Calling her Pounce a monster, and then pulling that nonsense about not remembering the incident less than three minutes later when she had showed up? Honestly? She pursued the cat thing purely out of the refusal to let it go. Pounce deserved a proper apology for making her little cub cry, and maybe, imaybe, then she would apologize for Pounce shocking them out of self defense.
She called out the cat-thing's name every so often, and wandered into this huge coliseum-type structure, half-thinking that there was no point to searching it, when she head Basil's voice cry out 'Leave me alone!'
With a vengeance, she stomped towards the cat-thing, hesitating somewhat as she watched its expression go from horrified and in turmoil to sickly sweet and adoring, the way she had met them earlier. What was going on?
And it seemed as if Basil had company? A...oh my. A two-headed snake! She was caught very much off guard, halting more than a few paces away from them both, confused as to how to behave when given with such a situation.
"This is how I speak."
|
|
He felt the simpering sappy frame of mind slip over him, his familiar curse, and slowly everything turned rose-colored and wonderful now that she was here. Did she follow him? Did she actually miss him? Oh, if only if only! He smiled, and he knew better than that. Perhaps she wanted to mix clever words together again, insulting each other with their witty repertoire. He would enjoy anything she would give him!
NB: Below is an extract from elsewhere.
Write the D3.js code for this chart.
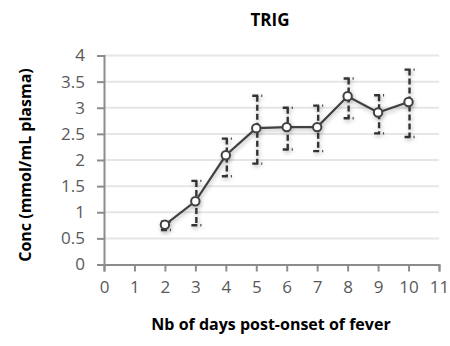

"Ah, you've come back to me, I see," His voice sultry smooth, lowering his paws from his face to the dusty floor. "Followed me so far! I gather I was just such incredibly company that you simply needed more. Nothing pleases me more, my dear, my angel, my enlightening dove."
"But such a look on your face! Has something upset you?" She was practically scowling at him, and his heart hurt at the sight of it! "Is there anything I could do to soothe you? A back massage? A lovely poem? Ah, but no mere words could compare to your ethereal beauty. What could I give you that would be more than your mere presence gives me?"